F15. References (for re-checking when libraries bump)

  • Context7 repo & MCP tool surface — to sanity-check schema fidelity on releases.
  • Spring AI 1.0.x release notes — verify MCP server Streamable HTTP module name & API.
  • Spring Boot 3.5.x release notes — confirm Java version compatibility window.
  • Lucene 9.x kNN docs — confirm filtered vector query API surface.
  • ONNX Runtime Java release notes — confirm CUDA/DirectML EP availability per version.
  • BAAI/bge-m3 model card — confirm ONNX export availability/format.
  • MCP spec 2025-03-26 — Streamable HTTP transport requirements.

Use the Context7 MCP lookup skill before bumping any of the above to fetch fresh, version-specific docs.


F16. Smoke-test log (2026-04-21)

End-to-end smoke after first assembly:

  • mvn -pl trueref-bootstrap -am package → BUILD SUCCESS, fat JAR ~582 MB.
  • mvn test16 tests pass (parser 6, pooling 5, disk cache 5), 0 failures.
  • java -jar trueref-bootstrap/target/trueref.jar --trueref.embedding.session-count=0 — started in 3.6 s.
  • GET /actuator/healthUP (db H2, disk, ping, ssl).
  • POST /api/repos + GET /api/repos — round-trips a repo.
  • GET /swagger-ui.html → 302 redirect (to /swagger-ui/index.html), GET /v3/api-docs → 200.
  • GET / → 200 (SvelteKit SPA served from Spring static resources).
  • Historical note: at this point the server still used the legacy WebMVC SSE transport, so POST /mcp without an established GET /sse session returned HTTP 500. This was later replaced by the Streamable HTTP transport on GET/POST /mcp.

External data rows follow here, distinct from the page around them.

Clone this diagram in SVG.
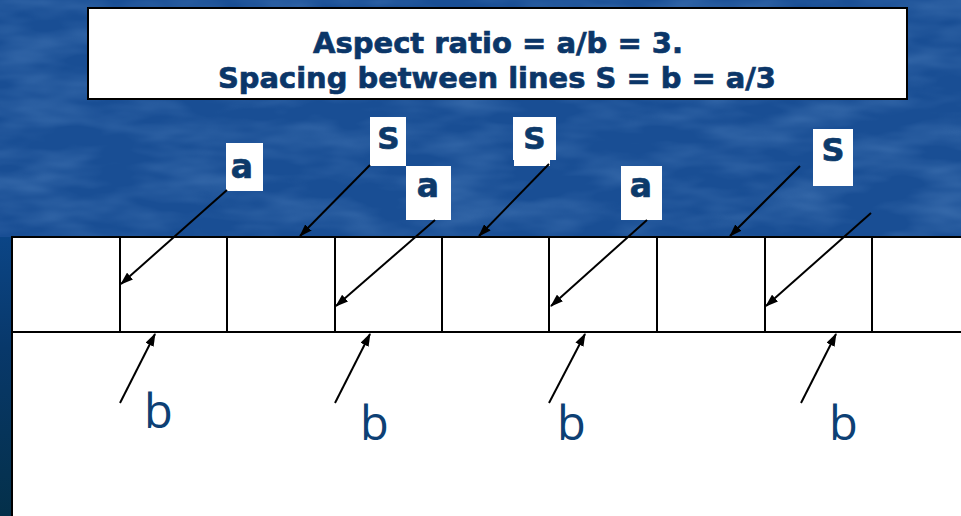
<svg xmlns="http://www.w3.org/2000/svg" width="961" height="516" viewBox="0 0 961 516">
  <defs>
    <style>
      .title { font-family: "DejaVu Sans", "Liberation Sans", sans-serif; font-weight: bold; font-size: 29px; fill: #0b3668; stroke: #0b3668; stroke-width: 0.7px; text-anchor: middle; }
      .lbl { font-family: "DejaVu Sans", "Liberation Sans", sans-serif; font-weight: bold; fill: #0d3a6a; stroke: #0d3a6a; stroke-width: 0.7px; text-anchor: middle; }
      .box { fill: #ffffff; }
      .b { font-family: "Open Sans", "DejaVu Sans", sans-serif; font-size: 47px; fill: #0d4074; }
      .grid { stroke: #000000; stroke-width: 2; fill: none; }
      .arrow { stroke: #000000; stroke-width: 2; fill: none; marker-end: url(#ah); }
    </style>
    <marker id="ah" markerUnits="userSpaceOnUse" markerWidth="13" markerHeight="9" refX="12" refY="4.5" orient="auto">
      <path d="M0,0 L13,4.5 L0,9 z" fill="#000000"/>
    </marker>
    <linearGradient id="leftg" x1="0" y1="0" x2="0" y2="1">
      <stop offset="0" stop-color="#0b4586"/>
      <stop offset="0.4" stop-color="#08386a"/>
      <stop offset="1" stop-color="#04304a"/>
    </linearGradient>
    <filter id="tex" x="0" y="0" width="100%" height="100%">
      <feTurbulence type="fractalNoise" baseFrequency="0.012 0.04" numOctaves="3" seed="7"/>
      <feColorMatrix type="matrix" values="0 0 0 0 0.35  0 0 0 0 0.6  0 0 0 0 0.95  1.2 0 0 0 -0.45"/>
    </filter>
  </defs>

  <!-- background -->
  <rect x="0" y="0" width="961" height="516" fill="#194e94"/>
  <rect x="0" y="0" width="961" height="516" filter="url(#tex)" opacity="0.35"/>
  <rect x="0" y="237" width="12" height="279" fill="url(#leftg)"/>

  <!-- title -->
  <g id="title">
    <rect x="88" y="8" width="819" height="91" fill="#ffffff" stroke="#000000" stroke-width="2"/>
    <text class="title" x="498" y="53" textLength="370" lengthAdjust="spacingAndGlyphs">Aspect ratio = a/b = 3.</text>
    <text class="title" x="497" y="88" textLength="558" lengthAdjust="spacingAndGlyphs">Spacing between lines S = b = a/3</text>
  </g>

  <!-- substrate with line pattern -->
  <g id="pattern">
    <rect x="12" y="237" width="955" height="290" fill="#ffffff"/>
    <path class="grid" d="M12,237 H961 M12,332 H961 M12,236 V516 M120,237 V332 M227,237 V332 M335,237 V332 M442,237 V332 M549,237 V332 M657,237 V332 M765,237 V332 M872,237 V332"/>
  </g>

  <!-- labels -->
  <g id="label-a1">
    <rect class="box" x="226" y="143" width="37" height="48"/>
    <text class="lbl" x="242" y="178" font-size="33">a</text>
  </g>
  <g id="label-s1">
    <rect class="box" x="370" y="117" width="36" height="49"/>
    <text class="lbl" x="388.5" y="149" font-size="31">S</text>
  </g>
  <g id="label-a2">
    <rect class="box" x="406" y="166" width="45" height="54"/>
    <text class="lbl" x="428" y="197" font-size="33">a</text>
  </g>
  <g id="label-s2">
    <path class="box" d="M513,117 H556 V160 H550 V166 H514 V160 H513 Z"/>
    <text class="lbl" x="534.5" y="149" font-size="31">S</text>
  </g>
  <g id="label-a3">
    <rect class="box" x="621" y="166" width="41" height="54"/>
    <text class="lbl" x="641" y="197" font-size="33">a</text>
  </g>
  <g id="label-s3">
    <rect class="box" x="813" y="129" width="40" height="57"/>
    <text class="lbl" x="833" y="161" font-size="32">S</text>
  </g>

  <g id="label-b1"><text class="b" x="144" y="428">b</text></g>
  <g id="label-b2"><text class="b" x="360" y="440">b</text></g>
  <g id="label-b3"><text class="b" x="557" y="440">b</text></g>
  <g id="label-b4"><text class="b" x="829" y="440">b</text></g>

  <!-- connectors -->
  <g id="connectors">
    <line class="arrow" x1="227" y1="190" x2="121" y2="284"/>
    <line class="arrow" x1="370" y1="165" x2="300" y2="236"/>
    <line class="arrow" x1="435" y1="220" x2="336" y2="306"/>
    <line class="arrow" x1="549" y1="164" x2="479" y2="236"/>
    <line class="arrow" x1="647" y1="220" x2="551" y2="306"/>
    <line class="arrow" x1="800" y1="166" x2="730" y2="236"/>
    <line class="arrow" x1="871" y1="213" x2="766" y2="306"/>
    <line class="arrow" x1="120" y1="403" x2="155" y2="334"/>
    <line class="arrow" x1="335" y1="403" x2="370" y2="334"/>
    <line class="arrow" x1="549" y1="403" x2="585" y2="334"/>
    <line class="arrow" x1="801" y1="403" x2="836" y2="334"/>
  </g>
</svg>
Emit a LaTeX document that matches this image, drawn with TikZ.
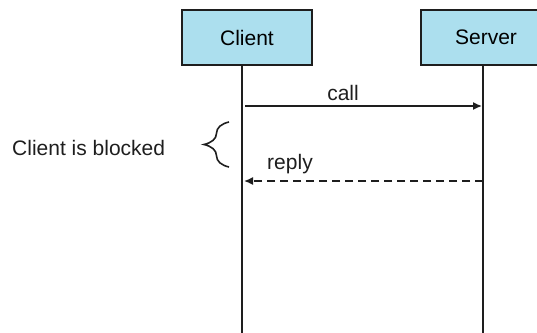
\documentclass[tikz,border=0pt]{standalone}
\usepackage{fontspec}
\setmainfont{Liberation Sans}
\usetikzlibrary{arrows.meta,decorations.pathreplacing}
\definecolor{boxblue}{RGB}{172,223,238}
\definecolor{ink}{RGB}{30,30,30}
\tikzset{
  actor/.style={draw=ink, line width=1.3pt, fill=boxblue, minimum width=130pt, minimum height=55pt, inner sep=0pt, font=\fontsize{21}{25}\selectfont},
  lifeline/.style={draw=ink, line width=1.7pt},
  msg/.style={draw=ink, line width=1.5pt, -{Latex[length=9pt,width=8pt]}},
  lbl/.style={font=\fontsize{21}{25}\selectfont, inner sep=0pt, anchor=base, text=ink}
}
\begin{document}
\begin{tikzpicture}[x=1pt,y=-1pt]
  \useasboundingbox (0,0) rectangle (537,332);
  \clip (0,0) rectangle (537,332);
  \node[actor] (client) at (247,37.5) {Client};
  \node[actor] (server) at (486,37.5) {Server};
  \coordinate (cltop) at (242,65);
  \coordinate (clbot) at (242,333);
  \coordinate (svtop) at (483,65);
  \coordinate (svbot) at (483,333);
  \draw[lifeline] (cltop) -- (clbot);
  \draw[lifeline] (svtop) -- (svbot);
  \coordinate (callstart) at (245,106);
  \coordinate (callend) at (482,106);
  \draw[msg] (callstart) -- (callend);
  \node[lbl] (calllbl) at (343,100) {call};
  \coordinate (replystart) at (483,181);
  \coordinate (replyend) at (244,181);
  \draw[msg, dash pattern=on 8pt off 5pt] (replystart) -- (replyend);
  \node[lbl] (replylbl) at (290,169) {reply};
  \coordinate (bracebot) at (229,167);
  \coordinate (bracetop) at (229,122);
  \draw[draw=ink, line width=1.6pt, decorate, decoration={brace, amplitude=25pt, raise=0pt, aspect=0.5}] (bracebot) -- (bracetop);
  \node[lbl, anchor=base west] (blocked) at (12,155) {Client is blocked};
\end{tikzpicture}
\end{document}
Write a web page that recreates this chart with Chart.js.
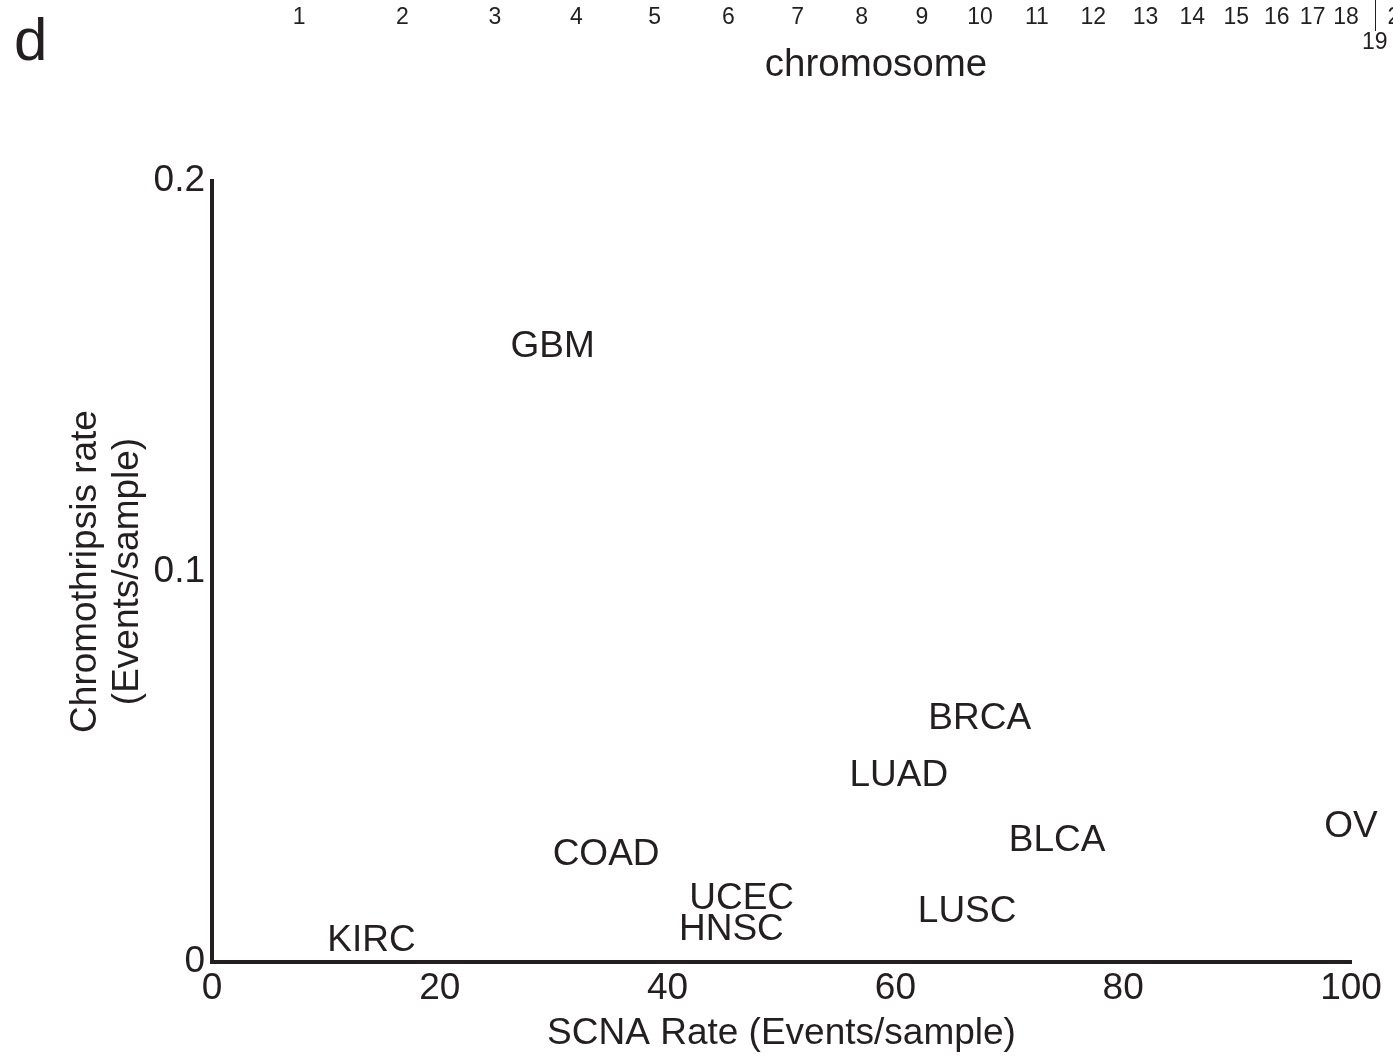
<!DOCTYPE html>
<html>
<head>
<meta charset="utf-8">
<script src="https://cdn.jsdelivr.net/npm/chart.js@4/dist/chart.umd.min.js"></script>
<style>
  html, body { margin: 0; padding: 0; background: #ffffff; }
  body { width: 1393px; height: 1058px; position: relative; overflow: hidden; font-family: "Liberation Sans", Arial, sans-serif; color: #231f20; }
  #main { position: absolute; left: 0; top: 0; }
  #strip { position: absolute; left: 0; top: 0; }
  .panel { position: absolute; left: 14px; top: 10px; font-size: 60px; line-height: 1; }
  .chromtitle { position: absolute; left: 0; width: 1752px; top: 44px; text-align: center; font-size: 38.5px; line-height: 1; }
</style>
</head>
<body>
<canvas id="main" width="1393" height="1058"></canvas>
<canvas id="strip" width="1393" height="60"></canvas>
<div class="panel">d</div>
<div class="chromtitle">chromosome</div>
<script>
// ---- data ----
const cancerTypes = ['GBM', 'BRCA', 'LUAD', 'OV', 'BLCA', 'COAD', 'UCEC', 'LUSC', 'HNSC', 'KIRC'];
const scnaRate = [29.9, 67.4, 60.3, 100, 74.2, 34.6, 46.5, 66.3, 45.6, 14.0];
const chromothripsisRate = [0.1575, 0.0622, 0.0477, 0.0345, 0.0310, 0.0275, 0.0162, 0.0128, 0.0082, 0.0055];
const xTickValues = [0, 20, 40, 60, 80, 100];
const yTickValues = [0, 0.1, 0.2];

const chromosomeNames = ['1','2','3','4','5','6','7','8','9','10','11','12','13','14','15','16','17','18','19','20','21','22'];
const chromosomeLengthsMb = [249, 243, 198, 191, 181, 171, 159, 146, 141, 136, 135, 134, 115, 107, 103, 90, 81, 78, 59, 63, 48, 51];
const staggeredChromosomes = ['19', '21'];

const INK = '#231f20';
const FONT = '"Liberation Sans", Arial, sans-serif';

// ---- main scatter chart ----
const labelPlugin = {
  id: 'textLabels',
  afterDatasetsDraw(chart) {
    const ctx = chart.ctx;
    const meta = chart.getDatasetMeta(0);
    ctx.save();
    ctx.font = '37px ' + FONT;
    ctx.fillStyle = INK;
    ctx.textAlign = 'center';
    ctx.textBaseline = 'middle';
    meta.data.forEach((el, i) => {
      ctx.fillText(cancerTypes[i], el.x, el.y);
    });
    ctx.restore();
  }
};

new Chart(document.getElementById('main'), {
  type: 'scatter',
  data: {
    datasets: [{
      data: scnaRate.map((x, i) => ({ x: x, y: chromothripsisRate[i] })),
      pointRadius: 0,
      pointHoverRadius: 0,
      clip: false
    }]
  },
  options: {
    responsive: false,
    animation: false,
    events: [],
    layout: { padding: { top: 181, right: 42, left: 0, bottom: 0 } },
    plugins: { legend: { display: false }, tooltip: { enabled: false } },
    scales: {
      x: {
        type: 'linear', min: 0, max: 100,
        afterBuildTicks: s => { s.ticks = xTickValues.map(v => ({ value: v })); },
        afterFit: s => { s.height = 96; },
        grid: { display: false, drawTicks: false },
        border: { display: true, width: 4, color: INK },
        ticks: { font: { family: FONT, size: 37 }, color: INK, padding: 5, maxRotation: 0, autoSkip: false },
        title: { display: true, text: 'SCNA Rate (Events/sample)', font: { family: FONT, size: 37 }, color: INK, padding: { top: 0, bottom: 2 } }
      },
      y: {
        type: 'linear', min: 0, max: 0.2,
        afterBuildTicks: s => { s.ticks = yTickValues.map(v => ({ value: v })); },
        afterFit: s => { s.width = 212; },
        grid: { display: false, drawTicks: false },
        border: { display: true, width: 4, color: INK },
        ticks: { font: { family: FONT, size: 37 }, color: INK, padding: 7, autoSkip: false },
        title: { display: true, text: ['Chromothripsis rate', '(Events/sample)'], font: { family: FONT, size: 37, lineHeight: 1.14 }, color: INK, padding: { top: 65, bottom: 0 } }
      }
    }
  },
  plugins: [labelPlugin]
});

// ---- chromosome strip ----
const chromStarts = [];
let acc = 0;
chromosomeLengthsMb.forEach(l => { chromStarts.push(acc); acc += l; });
const chromMids = chromosomeLengthsMb.map((l, i) => chromStarts[i] + l / 2);

const stripPlugin = {
  id: 'chromLabels',
  afterDraw(chart) {
    const ctx = chart.ctx;
    const xs = chart.scales.x;
    ctx.save();
    ctx.font = '23px ' + FONT;
    ctx.fillStyle = INK;
    ctx.strokeStyle = INK;
    ctx.lineWidth = 1;
    ctx.textAlign = 'center';
    ctx.textBaseline = 'middle';
    chromosomeNames.forEach((name, i) => {
      const px = xs.getPixelForValue(chromMids[i]);
      if (staggeredChromosomes.includes(name)) {
        ctx.beginPath();
        ctx.moveTo(Math.round(px) + 0.5, 0);
        ctx.lineTo(Math.round(px) + 0.5, 31);
        ctx.stroke();
        ctx.fillText(name, px, 43);
      } else {
        ctx.fillText(name, px, 18);
      }
    });
    ctx.restore();
  }
};

new Chart(document.getElementById('strip'), {
  type: 'scatter',
  data: { datasets: [{ data: [], pointRadius: 0 }] },
  options: {
    responsive: false,
    animation: false,
    events: [],
    layout: { padding: 0 },
    plugins: { legend: { display: false }, tooltip: { enabled: false } },
    scales: {
      x: { type: 'linear', min: -588, max: 2731, display: false },
      y: { display: false }
    }
  },
  plugins: [stripPlugin]
});
</script>
</body>
</html>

Fixes landed during smoke:

  • V1__init_schema.sql: H2 in PostgreSQL mode rejects AUTO_INCREMENT. Switched job_log_events.id to BIGINT GENERATED BY DEFAULT AS IDENTITY and removed the explicit NULL constraint.
  • OnnxProperties.sessionCount can now be 0 (disables the ONNX stack, for environments where models aren't available); GpuSemaphore accepts 0 permits by internally using 1 (never acquired in disabled mode).
  • OnnxEmbeddingService / OnnxRerankerService short-circuit in disabled mode; reranker pass-through preserves input order.
  • ApplicationBeans exposes only concrete beans (not both the class and its interface) to avoid ambiguous autowiring.